The EMA guideline also states that efficacy assessments should separately prove the improvement in nasal and ocular symptoms [
27]. The number of patients who achieved a complete/near-to-complete response for both symptom scores was higher in rupatadine groups than in the placebo group, with higher proportions in the 20 mg group. Concretely, around 54% of patients treated with rupatadine reached both complete/near-to-complete responses after 7 days of treatment and approximately 65% (T4NSS) and 67% (T6SS) did so after 14 days of treatment.
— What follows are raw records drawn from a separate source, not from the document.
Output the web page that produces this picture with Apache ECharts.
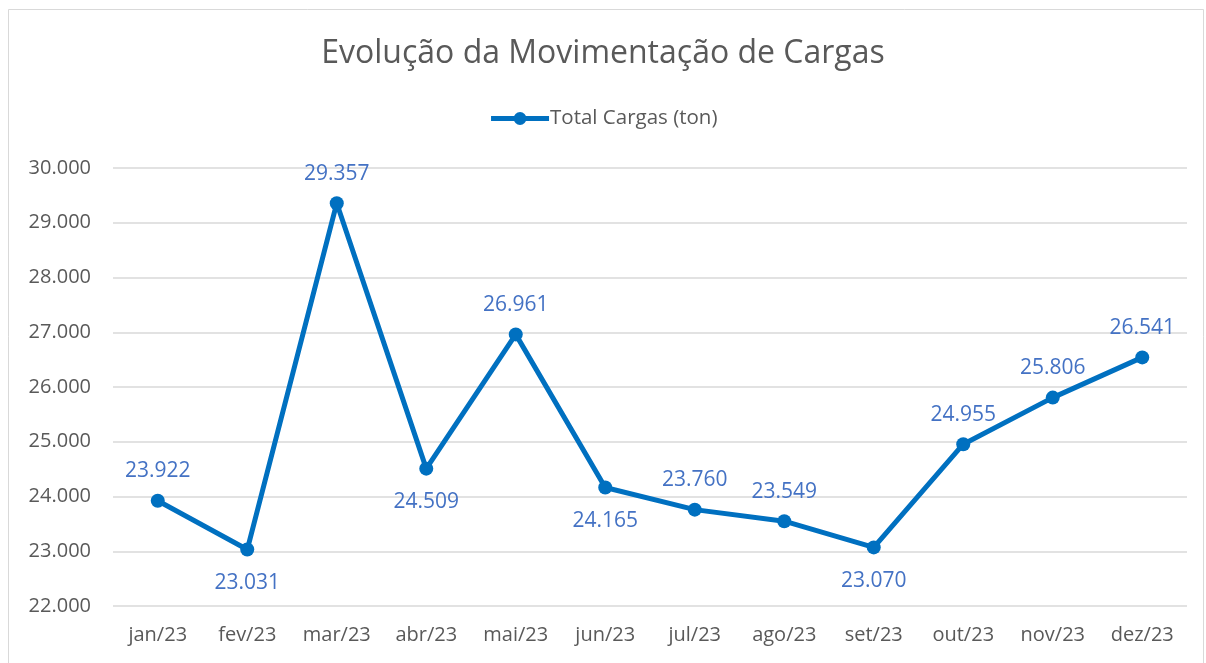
<!DOCTYPE html>
<html>
<head>
<meta charset="utf-8">
<script src="https://cdn.jsdelivr.net/npm/echarts@6/dist/echarts.min.js"></script>
<style>
  html, body { margin: 0; padding: 0; background: #fff; }
  #chart { width: 1206px; height: 663px; }
</style>
</head>
<body>
<div id="chart"></div>
<script>
// chart data
const months = ['jan/23', 'fev/23', 'mar/23', 'abr/23', 'mai/23', 'jun/23',
  'jul/23', 'ago/23', 'set/23', 'out/23', 'nov/23', 'dez/23']
const totalCargas = [23922, 23031, 29357, 24509, 26961, 24165,
  23760, 23549, 23070, 24955, 25806, 26541]
const seriesName = 'Total Cargas (ton)'
const chartTitle = 'Evolução da Movimentação de Cargas'

// labels that Excel put under the point
const belowIdx = [1, 3, 5, 8]

const fmt = (v) => String(Math.round(v)).replace(/\B(?=(\d{3})+(?!\d))/g, '.')

const font = 'Open Sans'
const chart = echarts.init(document.getElementById('chart'))

chart.setOption({
  animation: false,
  backgroundColor: '#fff',
  textStyle: { fontFamily: font },
  graphic: [{
    type: 'rect',
    shape: { x: 8.5, y: 9.5, width: 1195, height: 670 },
    style: { fill: 'none', stroke: '#d9d9d9', lineWidth: 1 },
    silent: true
  }],
  title: {
    text: chartTitle,
    left: 'center',
    top: 33,
    textStyle: { fontFamily: font, fontSize: 32, fontWeight: 'normal', color: '#595959' }
  },
  legend: {
    top: 103,
    left: 'center',
    itemWidth: 58,
    itemHeight: 16,
    itemGap: 4,
    lineStyle: { width: 5 },
    textStyle: { fontFamily: font, fontSize: 20.5, color: '#595959', padding: [0, 0, 0, -4] },
    data: [seriesName]
  },
  grid: { left: 113, right: 19, top: 168, bottom: 57 },
  xAxis: {
    type: 'category',
    data: months,
    boundaryGap: true,
    axisLine: { show: false },
    axisTick: { show: false },
    axisLabel: { fontFamily: font, fontSize: 20, color: '#595959', margin: 19 }
  },
  yAxis: {
    type: 'value',
    min: 22000,
    max: 30000,
    interval: 1000,
    axisLine: { show: false },
    axisTick: { show: false },
    splitLine: { lineStyle: { color: '#d9d9d9', width: 1.5 } },
    axisLabel: { fontFamily: font, fontSize: 20, color: '#595959', margin: 22, formatter: fmt }
  },
  series: [{
    name: seriesName,
    type: 'line',
    data: totalCargas.map((v, i) => ({
      value: v,
      label: belowIdx.includes(i)
        ? { position: 'bottom', distance: 16 }
        : { position: 'top', distance: 12 }
    })),
    symbol: 'circle',
    symbolSize: 14,
    lineStyle: { color: '#0070C0', width: 5 },
    itemStyle: { color: '#0070C0' },
    label: {
      show: true,
      fontFamily: font,
      fontSize: 21,
      color: '#4472C4',
      formatter: (p) => fmt(p.value)
    }
  }]
})

window.addEventListener('resize', () => chart.resize())
</script>
</body>
</html>
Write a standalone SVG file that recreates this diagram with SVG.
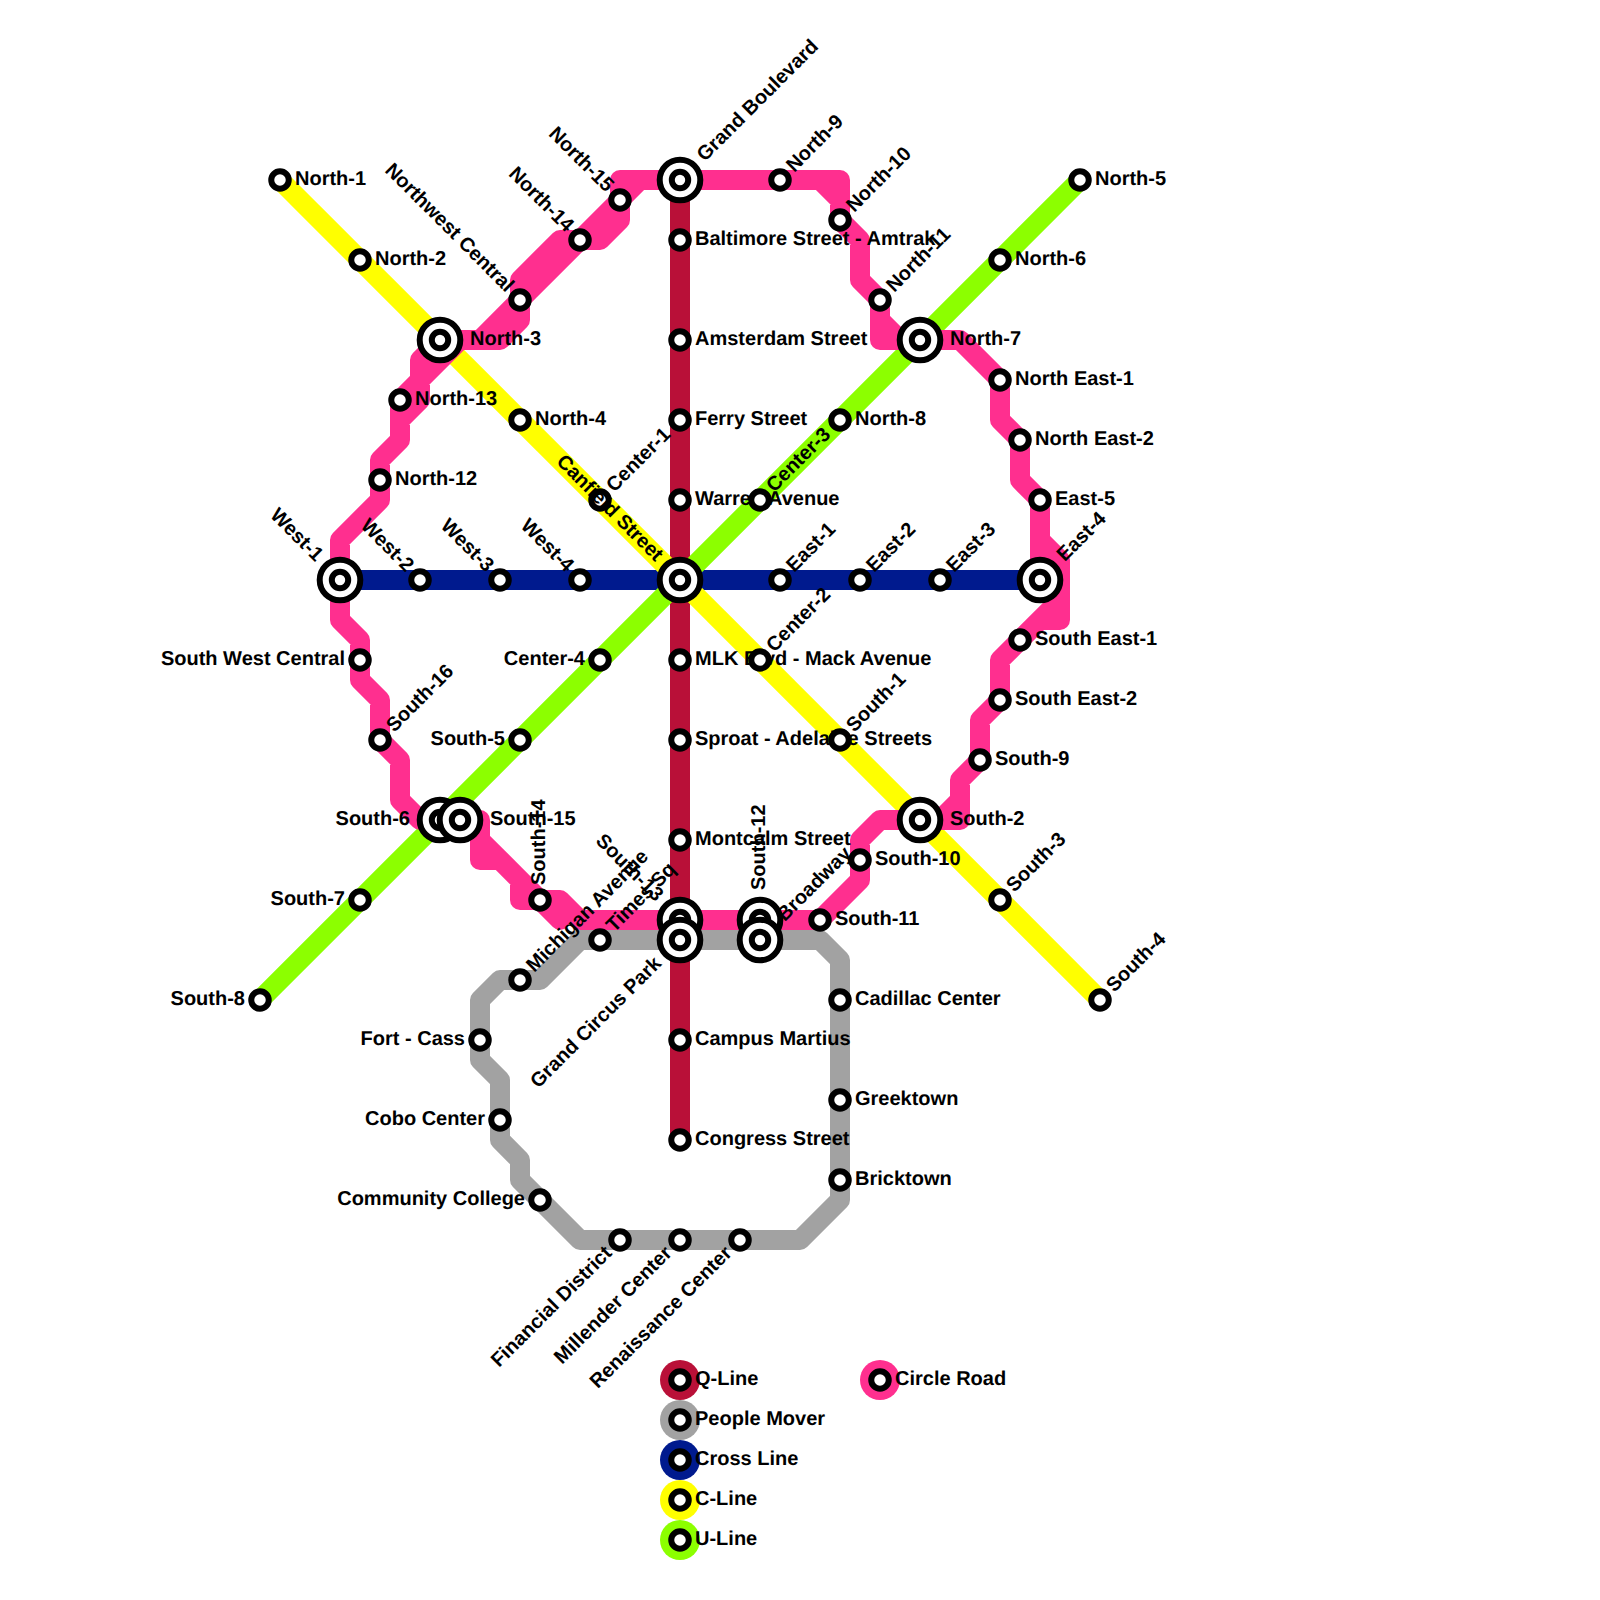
<svg xmlns="http://www.w3.org/2000/svg" width="1600" height="1600" viewBox="0 0 1600 1600">
<style>
text{font-family:"Liberation Sans",Arial,sans-serif;font-weight:700;font-size:20px;fill:#000;text-rendering:geometricPrecision}
.e{text-anchor:end}
.l{fill:none;stroke-width:20;stroke-linejoin:round;stroke-linecap:round}
.q{stroke:#b91038}.g{stroke:#a2a2a2}.b{stroke:#001a8e}.y{stroke:#ffff00}.u{stroke:#8cff00}.p{stroke:#ff2f8f}
.s{fill:#fff;stroke:#000;stroke-width:6}
.h{fill:#fff;stroke:#000;stroke-width:6}
</style>
<defs>
<g id="st"><circle class="s" r="8.75"/></g>
<g id="hub"><circle class="h" r="20.3"/><circle class="s" r="8.2"/></g>
</defs>
<rect width="1600" height="1600" fill="#fff"/>
<g id="connectors">
<path class="l q" d="M680 180V1140"/>
<path class="l g" d="M600 940H820L840 960V1200L800 1240H580L520 1180V1160L500 1140V1080L480 1060V1000L500 980H540L580 940H600"/>
<path class="l b" d="M340 580H1040"/>
<path class="l y" d="M280 180L1100 1000"/>
<path class="l u" d="M1080 180L260 1000"/>
<path class="l p" d="M440 340H480L520 300M440 340H500L520 320V300M520 300V280L560 240H580M520 300L580 240M580 240H600L620 220V200M580 240L620 200M620 200V180H680M620 200L640 180H780H840V220M820 180L840 200M840 220L860 240V280L880 300M880 300V340H920M880 320L900 340H960L1000 380V420L1020 440V480L1040 500V540L1040 580M1040 540L1060 560V620H1040L1020 640M1060 600L1020 640L1000 660V700L980 720V760L960 780V820H920M960 800L940 820M920 820H880L860 840V880L820 920H580L560 900H540M560 920L540 900L520 900V880L500 860H480V820H460M480 840L540 900M440 820H420L400 800V760L380 740V700L360 680V640L340 620V540L380 500V460L400 440V400L420 380V360L440 340M420 380L460 340M420 360H440M400 440V420L420 400V380"/>
</g>
<g id="n-north-1"><use href="#st" x="280" y="180"/><text x="295" y="185">North-1</text></g>
<g id="n-north-2"><use href="#st" x="360" y="260"/><text x="375" y="265">North-2</text></g>
<g id="n-north-4"><use href="#st" x="520" y="420"/><text x="535" y="425">North-4</text></g>
<g id="n-center-1"><use href="#st" x="600" y="500"/><text x="615" y="505" transform="rotate(-45 600 500)">Center-1</text></g>
<g id="n-grand"><use href="#hub" x="680" y="180"/><text x="710" y="185" transform="rotate(-45 680 180)">Grand Boulevard</text></g>
<g id="n-baltimore"><use href="#st" x="680" y="240"/><text x="695" y="245">Baltimore Street - Amtrak</text></g>
<g id="n-amsterdam"><use href="#st" x="680" y="340"/><text x="695" y="345">Amsterdam Street</text></g>
<g id="n-ferry"><use href="#st" x="680" y="420"/><text x="695" y="425">Ferry Street</text></g>
<g id="n-warren"><use href="#st" x="680" y="500"/><text x="695" y="505">Warren Avenue</text></g>
<g id="n-mlk"><use href="#st" x="680" y="660"/><text x="695" y="665">MLK Blvd - Mack Avenue</text></g>
<g id="n-sproat"><use href="#st" x="680" y="740"/><text x="695" y="745">Sproat - Adelaide Streets</text></g>
<g id="n-montcalm"><use href="#st" x="680" y="840"/><text x="695" y="845">Montcalm Street</text></g>
<g id="n-campus"><use href="#st" x="680" y="1040"/><text x="695" y="1045">Campus Martius</text></g>
<g id="n-congress"><use href="#st" x="680" y="1140"/><text x="695" y="1145">Congress Street</text></g>
<g id="n-canfield"><use href="#hub" x="680" y="580"/><text class="e" x="650" y="585" transform="rotate(45 680 580)">Canfield Street</text></g>
<g id="n-center-2"><use href="#st" x="760" y="660"/><text x="775" y="665" transform="rotate(-45 760 660)">Center-2</text></g>
<g id="n-center-3"><use href="#st" x="760" y="500"/><text x="775" y="505" transform="rotate(-45 760 500)">Center-3</text></g>
<g id="n-center-4"><use href="#st" x="600" y="660"/><text class="e" x="585" y="665">Center-4</text></g>
<g id="n-south-1"><use href="#st" x="840" y="740"/><text x="855" y="745" transform="rotate(-45 840 740)">South-1</text></g>
<g id="n-south-2"><use href="#hub" x="920" y="820"/><text x="950" y="825">South-2</text></g>
<g id="n-south-3"><use href="#st" x="1000" y="900"/><text x="1015" y="905" transform="rotate(-45 1000 900)">South-3</text></g>
<g id="n-south-4"><use href="#st" x="1100" y="1000"/><text x="1115" y="1005" transform="rotate(-45 1100 1000)">South-4</text></g>
<g id="n-north-5"><use href="#st" x="1080" y="180"/><text x="1095" y="185">North-5</text></g>
<g id="n-north-6"><use href="#st" x="1000" y="260"/><text x="1015" y="265">North-6</text></g>
<g id="n-north-8"><use href="#st" x="840" y="420"/><text x="855" y="425">North-8</text></g>
<g id="n-south-5"><use href="#st" x="520" y="740"/><text class="e" x="505" y="745">South-5</text></g>
<g id="n-south-7"><use href="#st" x="360" y="900"/><text class="e" x="345" y="905">South-7</text></g>
<g id="n-south-8"><use href="#st" x="260" y="1000"/><text class="e" x="245" y="1005">South-8</text></g>
<g id="n-west-1"><use href="#hub" x="340" y="580"/><text class="e" x="310" y="585" transform="rotate(45 340 580)">West-1</text></g>
<g id="n-west-2"><use href="#st" x="420" y="580"/><text class="e" x="405" y="585" transform="rotate(45 420 580)">West-2</text></g>
<g id="n-west-3"><use href="#st" x="500" y="580"/><text class="e" x="485" y="585" transform="rotate(45 500 580)">West-3</text></g>
<g id="n-west-4"><use href="#st" x="580" y="580"/><text class="e" x="565" y="585" transform="rotate(45 580 580)">West-4</text></g>
<g id="n-east-1"><use href="#st" x="780" y="580"/><text x="795" y="585" transform="rotate(-45 780 580)">East-1</text></g>
<g id="n-east-2"><use href="#st" x="860" y="580"/><text x="875" y="585" transform="rotate(-45 860 580)">East-2</text></g>
<g id="n-east-3"><use href="#st" x="940" y="580"/><text x="955" y="585" transform="rotate(-45 940 580)">East-3</text></g>
<g id="n-east-4"><use href="#hub" x="1040" y="580"/><text x="1070" y="585" transform="rotate(-45 1040 580)">East-4</text></g>
<g id="n-east-5"><use href="#st" x="1040" y="500"/><text x="1055" y="505">East-5</text></g>
<g id="n-north-3"><use href="#hub" x="440" y="340"/><text x="470" y="345">North-3</text></g>
<g id="n-north-7"><use href="#hub" x="920" y="340"/><text x="950" y="345">North-7</text></g>
<g id="n-north-9"><use href="#st" x="780" y="180"/><text x="795" y="185" transform="rotate(-45 780 180)">North-9</text></g>
<g id="n-north-10"><use href="#st" x="840" y="220"/><text x="855" y="225" transform="rotate(-45 840 220)">North-10</text></g>
<g id="n-north-11"><use href="#st" x="880" y="300"/><text x="895" y="305" transform="rotate(-45 880 300)">North-11</text></g>
<g id="n-ne-1"><use href="#st" x="1000" y="380"/><text x="1015" y="385">North East-1</text></g>
<g id="n-ne-2"><use href="#st" x="1020" y="440"/><text x="1035" y="445">North East-2</text></g>
<g id="n-se-1"><use href="#st" x="1020" y="640"/><text x="1035" y="645">South East-1</text></g>
<g id="n-se-2"><use href="#st" x="1000" y="700"/><text x="1015" y="705">South East-2</text></g>
<g id="n-south-9"><use href="#st" x="980" y="760"/><text x="995" y="765">South-9</text></g>
<g id="n-south-10"><use href="#st" x="860" y="860"/><text x="875" y="865">South-10</text></g>
<g id="n-south-11"><use href="#st" x="820" y="920"/><text x="835" y="925">South-11</text></g>
<g id="n-south-12"><use href="#hub" x="760" y="920"/><text x="790" y="925" transform="rotate(-90 760 920)">South-12</text></g>
<g id="n-south-13"><use href="#hub" x="680" y="920"/><text class="e" x="650" y="925" transform="rotate(45 680 920)">South-13</text></g>
<g id="n-south-14"><use href="#st" x="540" y="900"/><text x="555" y="905" transform="rotate(-90 540 900)">South-14</text></g>
<g id="n-south-6"><use href="#hub" x="440" y="820"/><text class="e" x="410" y="825">South-6</text></g>
<g id="n-south-15"><use href="#hub" x="460" y="820"/><text x="490" y="825">South-15</text></g>
<g id="n-south-16"><use href="#st" x="380" y="740"/><text x="395" y="745" transform="rotate(-45 380 740)">South-16</text></g>
<g id="n-swc"><use href="#st" x="360" y="660"/><text class="e" x="345" y="665">South West Central</text></g>
<g id="n-north-12"><use href="#st" x="380" y="480"/><text x="395" y="485">North-12</text></g>
<g id="n-north-13"><use href="#st" x="400" y="400"/><text x="415" y="405">North-13</text></g>
<g id="n-nwc"><use href="#st" x="520" y="300"/><text class="e" x="505" y="305" transform="rotate(45 520 300)">Northwest Central</text></g>
<g id="n-north-14"><use href="#st" x="580" y="240"/><text class="e" x="565" y="245" transform="rotate(45 580 240)">North-14</text></g>
<g id="n-north-15"><use href="#st" x="620" y="200"/><text class="e" x="605" y="205" transform="rotate(45 620 200)">North-15</text></g>
<g id="n-times"><use href="#st" x="600" y="940"/><text x="615" y="945" transform="rotate(-45 600 940)">Times Sq</text></g>
<g id="n-gcp"><use href="#hub" x="680" y="940"/><text class="e" x="650" y="945" transform="rotate(-45 680 940)">Grand Circus Park</text></g>
<g id="n-broadway"><use href="#hub" x="760" y="940"/><text x="790" y="945" transform="rotate(-45 760 940)">Broadway</text></g>
<g id="n-cadillac"><use href="#st" x="840" y="1000"/><text x="855" y="1005">Cadillac Center</text></g>
<g id="n-greektown"><use href="#st" x="840" y="1100"/><text x="855" y="1105">Greektown</text></g>
<g id="n-bricktown"><use href="#st" x="840" y="1180"/><text x="855" y="1185">Bricktown</text></g>
<g id="n-renaissance"><use href="#st" x="740" y="1240"/><text class="e" x="725" y="1245" transform="rotate(-45 740 1240)">Renaissance Center</text></g>
<g id="n-millender"><use href="#st" x="680" y="1240"/><text class="e" x="665" y="1245" transform="rotate(-45 680 1240)">Millender Center</text></g>
<g id="n-financial"><use href="#st" x="620" y="1240"/><text class="e" x="605" y="1245" transform="rotate(-45 620 1240)">Financial District</text></g>
<g id="n-community"><use href="#st" x="540" y="1200"/><text class="e" x="525" y="1205">Community College</text></g>
<g id="n-cobo"><use href="#st" x="500" y="1120"/><text class="e" x="485" y="1125">Cobo Center</text></g>
<g id="n-fort"><use href="#st" x="480" y="1040"/><text class="e" x="465" y="1045">Fort - Cass</text></g>
<g id="n-michigan"><use href="#st" x="520" y="980"/><text x="535" y="985" transform="rotate(-45 520 980)">Michigan Avenue</text></g>
<g id="legend">
<g id="leg-q"><circle cx="680" cy="1380" r="20" fill="#b91038"/><use href="#st" x="680" y="1380"/><text x="695" y="1385">Q-Line</text></g>
<g id="leg-g"><circle cx="680" cy="1420" r="20" fill="#a2a2a2"/><use href="#st" x="680" y="1420"/><text x="695" y="1425">People Mover</text></g>
<g id="leg-b"><circle cx="680" cy="1460" r="20" fill="#001a8e"/><use href="#st" x="680" y="1460"/><text x="695" y="1465">Cross Line</text></g>
<g id="leg-y"><circle cx="680" cy="1500" r="20" fill="#ffff00"/><use href="#st" x="680" y="1500"/><text x="695" y="1505">C-Line</text></g>
<g id="leg-u"><circle cx="680" cy="1540" r="20" fill="#8cff00"/><use href="#st" x="680" y="1540"/><text x="695" y="1545">U-Line</text></g>
<g id="leg-p"><circle cx="880" cy="1380" r="20" fill="#ff2f8f"/><use href="#st" x="880" y="1380"/><text x="895" y="1385">Circle Road</text></g>
</g>
</svg>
One of the distinctive analyses of the present study is the assessment of the time to achieve a percentage of responders. Rupatadine 20 mg achieved faster a proportion of responders than rupatadine 10 mg or placebo for all symptom scores. This analysis is of great value to consider when selecting treatment dosage in patients with SAR, showing that doubling the dose of rupatadine significantly shortens the time to achieve a clinically meaningful effect (a reduction of 4.4 and 5.5 days in T4NSS for ≥ 50% and 75% responses, respectively). Rupatadine is authorized at 10 mg in most of the countries for adults and adolescents (over 12 years of age), whereas both 10 mg and 20 mg doses were recently authorized in Japan. Although 20 mg rupatadine was well-tolerated in Caucasian and Japanese patients, an increase in somnolence was observed in some patients with AR with this higher dose. Therefore, previous studies point out to a better balance between efficacy and safety at 10 mg, and justify the use of higher doses only for patients with severe symptoms [
24].
We observed a differential trend between nasal and ocular symptoms. Differences between rupatadine groups in symptom reduction were not statistically significant for the T2OSS at any time point, and this symptom score clearly showed narrower time intervals to achieve a prespecified percentage of responders between rupatadine groups. These results could indicate that the resolution of ocular symptom is less dependent on rupatadine dose, which could be attributed to the oral route of administration that exerts a faster onset of action and better control on nasal symptoms [
35]. However, these results should be analysed cautiously considering that the T2OSS only comprises two symptoms (eye itching and tearing) with a lesser contribution to the total score compared to the four nasal symptoms. In any case, the improvement of rupatadine on both nasal and ocular symptoms was clearly proven in the present pooled analysis.
This post hoc analysis may help physicians better assess patients’ phenotypes for treatment. Future work should comprise studies comparing several anti-H1 compounds according to the described criteria and correlating whether the cut-off responses defined in this study translate into quality of life improvements.